The online habits of most people who use the world’s dominant Web browser are an open book to advertisers. That wasn’t the plan at first.
In early 2008, Microsoft Corp.’s product planners for the Internet Explorer 8.0 browser intended to give users a simple, effective way to avoid being tracked online. They wanted to design the software to automatically thwart common tracking tools, unless a user deliberately switched to settings affording less privacy.
That triggered heated debate inside Microsoft. As the leading maker of Web browsers, the gateway software to the Internet, Microsoft must balance conflicting interests: helping people surf the Web with its browser to keep their mouse clicks private, and helping advertisers who want to see those clicks.
In the end, the product planners lost a key part of the debate. The winners: executives who argued that giving automatic privacy to consumers would make it tougher for Microsoft to profit from selling online ads. Microsoft built its browser so that users must deliberately turn on privacy settings every time they start up the software.
Found by CinĂ edh.
Only the institutionally impaired (i.e. at locked down workplaces) have to use IE. Can’t think of another reason to use it, given the alternatives.
Anyone surprised that M$ SCREWED IT’S CUSTOMERS ? Use Firefox !
The only use for IE is to download a decent browser.
hang on…
so Microsoft innovates and creates an “in private” mode…. but bows to pressure (internally and externally … go search the web for people threatening to sue if MS release this as the default)
Google and others eventually follow suite but… also don’t turn it on by default (because they exist pretty much totally on ad revenue) … yet no-one bitches at them for not raising the bar when they easily could.
Ironically, both IE and Chrome can be run in cloaked mode by default just by adding a simple option to the desktop shortcut….
http://tinyurl.com/32nbz7a
you’ll also want to turn off the “safe site” filters etc (in both products) and the enhanced auto-suggest search functions to stop sharing that data
Use Google Chrome!
Some clueless replies so far, especially #2 and #4. Are you people unaware that Firefox and Chrome also do not turn on/enable InPrivate browsing by default and that you have to select the privacy mode just as you do with IE? Or is your knee jerking so hard that it kept you from stopping to think?
Internet Explorer runs as Administrator, so this compromises all of Microsoft Windows, doesn’t it?
#4
Pfft.

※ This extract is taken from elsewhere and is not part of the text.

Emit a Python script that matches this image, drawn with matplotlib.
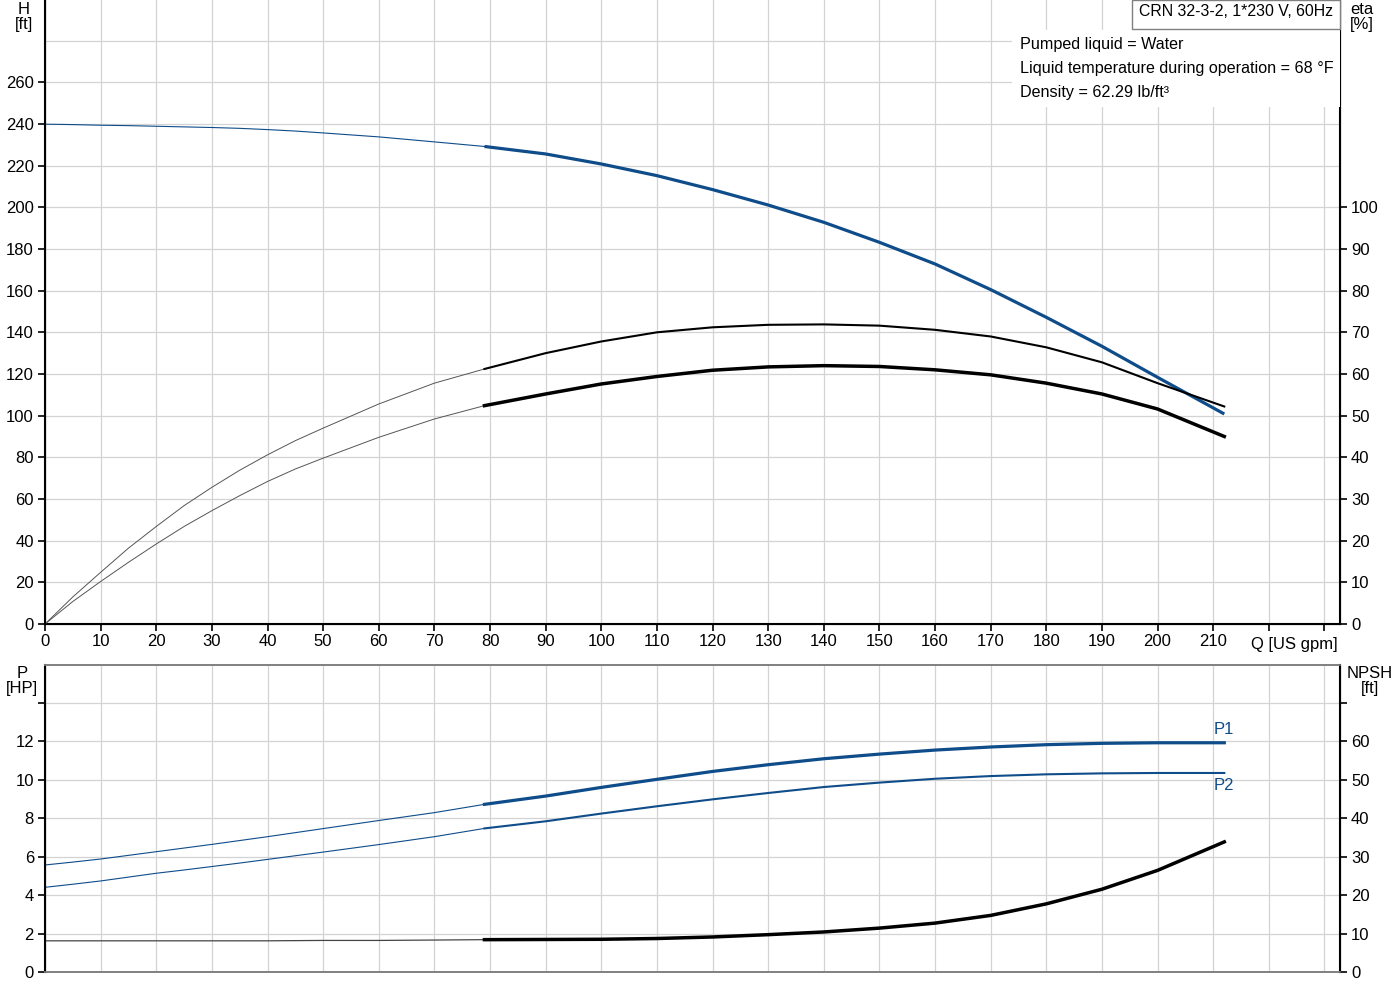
import matplotlib
matplotlib.use("Agg")
import matplotlib.pyplot as plt
from matplotlib.patches import Rectangle

plt.rcParams['font.family'] = ['Liberation Sans', 'DejaVu Sans']
plt.rcParams['font.size'] = 12

# flow points [US gpm]; index 13 (79 gpm) is where the thin part ends
q = [0, 5, 10, 15, 20, 25, 30, 35, 40, 45, 50, 60, 70, 79, 90, 100, 110, 120, 130, 140, 150, 160,
     170, 180, 190, 200, 212]
head = [239.9, 239.7, 239.4, 239.2, 238.9, 238.6, 238.3, 237.9, 237.3, 236.6, 235.7, 233.8, 231.4,
        229.2, 225.6, 220.8, 215.2, 208.5, 201.1, 192.8, 183.2, 172.8, 160.5, 147.2, 133.3, 118.4,
        100.8]
eta_pump = [0, 6.5, 12.4, 18.2, 23.4, 28.4, 32.8, 36.9, 40.6, 44.0, 47.0, 52.8, 57.8, 61.2, 65.0,
            67.8, 70.0, 71.2, 71.8, 71.9, 71.6, 70.6, 69.0, 66.4, 62.8, 57.8, 52.2]
eta_total = [0, 5.4, 10.2, 14.8, 19.2, 23.4, 27.2, 30.8, 34.2, 37.2, 39.8, 44.8, 49.2, 52.4, 55.2,
             57.6, 59.4, 60.9, 61.7, 62.0, 61.8, 61.0, 59.8, 57.8, 55.2, 51.6, 45.0]
p1 = [5.56, 5.71, 5.87, 6.06, 6.25, 6.44, 6.63, 6.83, 7.03, 7.24, 7.45, 7.87, 8.28, 8.71, 9.14,
      9.59, 10.01, 10.42, 10.77, 11.08, 11.32, 11.53, 11.69, 11.81, 11.88, 11.91, 11.91]
p2 = [4.40, 4.56, 4.73, 4.93, 5.13, 5.30, 5.48, 5.66, 5.85, 6.04, 6.23, 6.62, 7.03, 7.46, 7.83,
      8.23, 8.61, 8.97, 9.30, 9.61, 9.84, 10.04, 10.18, 10.27, 10.32, 10.34, 10.34]
npsh = [8.1, 8.1, 8.1, 8.1, 8.1, 8.1, 8.1, 8.1, 8.1, 8.15, 8.2, 8.2, 8.3, 8.4, 8.45, 8.5, 8.7,
        9.1, 9.7, 10.4, 11.4, 12.7, 14.7, 17.7, 21.5, 26.4, 33.8]
split = 13

xticks_top = list(range(0, 240, 10))
xlabels_top = [str(v) for v in range(0, 220, 10)] + ['', '']

blue = '#0f4c8a'
grid_c = '#d3d3d3'
W, H = 1400, 1000

fig = plt.figure(figsize=(14, 10), dpi=100)
ax = fig.add_axes([45 / W, 1 - 624 / H, 1295 / W, 624 / H])
ax2 = ax.twinx()
axb = fig.add_axes([45 / W, 1 - 972 / H, 1295 / W, 307 / H])
axb2 = axb.twinx()

xmax = 232.8
for a in (ax, axb):
    a.set_xlim(0, xmax)
    a.set_xticks(xticks_top)
    a.grid(True, which='both', color=grid_c, linewidth=0.9)
    a.set_axisbelow(True)

# top panel
ax.set_ylim(0, 299.5)
ax2.set_ylim(0, 299.5 / 2)
ax.set_yticks(range(0, 280, 20))
ax.set_yticks([280], minor=True)
ax.tick_params(axis='y', which='major', direction='out', length=5, width=1.2, pad=3)
ax.tick_params(axis='y', which='minor', length=0)
ax.set_xticklabels(xlabels_top)
ax.tick_params(axis='x', direction='out', length=5, width=1.2, pad=2)
ax2.set_yticks(range(0, 110, 10))
ax2.tick_params(axis='y', direction='out', length=5, width=1.2, pad=3)
ax.spines['top'].set_visible(False)
ax2.spines['top'].set_visible(False)
for s in ('left', 'bottom'):
    ax.spines[s].set_linewidth(1.5)
ax2.spines['right'].set_linewidth(1.5)

ax.text(224.5, -6.0, 'Q [US gpm]', ha='center', va='top')

ax.plot(q[:split + 1], head[:split + 1], color=blue, lw=0.8)
ax.plot(q[split:], head[split:], color=blue, lw=2.3, solid_capstyle='butt')
ax2.plot(q[:split + 1], eta_pump[:split + 1], color='#555555', lw=0.7)
ax2.plot(q[split:], eta_pump[split:], color='black', lw=1.5)
ax2.plot(q[:split + 1], eta_total[:split + 1], color='#555555', lw=0.7)
ax2.plot(q[split:], eta_total[split:], color='black', lw=2.5)

# bottom panel
axb.set_ylim(0, 15.95)
axb2.set_ylim(0, 15.95 * 5)
axb.set_yticks(range(0, 16, 2))
axb.set_yticklabels([str(v) for v in range(0, 14, 2)] + [''])
axb.tick_params(axis='y', direction='out', length=5, width=1.2, pad=3)
axb.tick_params(axis='x', length=0, labelbottom=False)
axb2.set_yticks(range(0, 80, 10))
axb2.set_yticklabels([str(v) for v in range(0, 70, 10)] + [''])
axb2.tick_params(axis='y', direction='out', length=5, width=1.2, pad=3)
axb.spines['left'].set_linewidth(1.5)
axb2.spines['right'].set_linewidth(1.5)
for s in ('top', 'bottom'):
    axb.spines[s].set_color('#808080')
    axb.spines[s].set_linewidth(1.2)
    axb2.spines[s].set_color('#808080')
    axb2.spines[s].set_linewidth(1.2)

axb.plot(q[:split + 1], p1[:split + 1], color=blue, lw=0.8)
axb.plot(q[split:], p1[split:], color=blue, lw=2.3)
axb.plot(q[:split + 1], p2[:split + 1], color=blue, lw=0.8)
axb.plot(q[split:], p2[split:], color=blue, lw=1.5)
axb2.plot(q[:split + 1], npsh[:split + 1], color='#444444', lw=0.9)
axb2.plot(q[split:], npsh[split:], color='black', lw=2.5)
axb.text(q[-1], p1[-1] + 0.3, 'P1', color=blue, ha='center', va='bottom')
axb.text(q[-1], p2[-1] - 0.25, 'P2', color=blue, ha='center', va='top')

# axis captions
fig.text(24 / W, 1 - 17 / H, 'H\n[ft]', ha='center', va='center', linespacing=1.0)
fig.text(1362 / W, 1 - 17 / H, 'eta\n[%]', ha='center', va='center', linespacing=1.0)
fig.text(22 / W, 1 - 681 / H, 'P\n[HP]', ha='center', va='center', linespacing=1.0)
fig.text(1370 / W, 1 - 681 / H, 'NPSH\n[ft]', ha='center', va='center', linespacing=1.0)

# info boxes
fig.patches.append(Rectangle((1012 / W, 1 - 107 / H), 328 / W, 77 / H, transform=fig.transFigure,
                             facecolor='white', edgecolor='none', zorder=1))
fig.patches.append(Rectangle((1132 / W, 1 - 29 / H), 208 / W, 29.5 / H, transform=fig.transFigure,
                             facecolor='white', edgecolor='#808080', lw=1.0, zorder=1))
fig.text(1236 / W, 1 - 12 / H, 'CRN 32-3-2, 1*230 V, 60Hz', ha='center', va='center', fontsize=11.4)
info = ['Pumped liquid = Water',
        'Liquid temperature during operation = 68 °F',
        'Density = 62.29 lb/ft³']
for i, line in enumerate(info):
    fig.text(1020 / W, 1 - (44 + 24 * i) / H, line, ha='left', va='center', fontsize=11.6)

fig.savefig('out.png', dpi=100)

Chrome still lets through plenty of web bugs and trackers. Until NoScript runs on Chome, it won’t be nearly as privacy-safe as Firefox with the combination of Ad Block Plus, NoScript and Ghostery.
#6
It has long been the case that you can run IE as a standard user.
What someone should have pointed out in this debate at Microsoft is that some of the first extensions for Firefox and still some of the most popular are those that protect the privacy of the user. That alone should have been a clue that the users are not keen on advertisers collecting all this information about them.
This harvesting of user data covertly could be the death of the online and mobile internet…
I could live without either, I did it before and I could do it again.
Give me back my black old ‘dial’ telephone… And my dad’s 1955 Buick Century convertible.
Remember those?
We need the geeks to save us!
Microsoft, Apple and Google have a vested interest in our LACK OF ANONYMITY on the web. Oppressive governments like China and UAE love it too.
The geeks need to build anonymity right into the web and our software. Private industry and governments aren’t going to do it.
Your ISP, employer and country should have no way of knowing what sites you are visiting.
Your search engine should have no way of knowing who are where you are.
And NOBODY should be able to snoop your email or address book.
The best explanation of why Microsoft is messed up I heard when I was working there about 7 years ago, told to me by an old-timer from IBM.
He said that in the late 90s IBM had a huge cull of their middle and upper management. Most of this IBM useless dead-wood was then hired by Microsoft. These ex-IBMers quickly installed rafts of procedures, extra layers of management and a crippling internal bureaucracy -the company has been hobbled ever since.
I was only there briefly as a contractor so I don’t think he was trying to wind me up.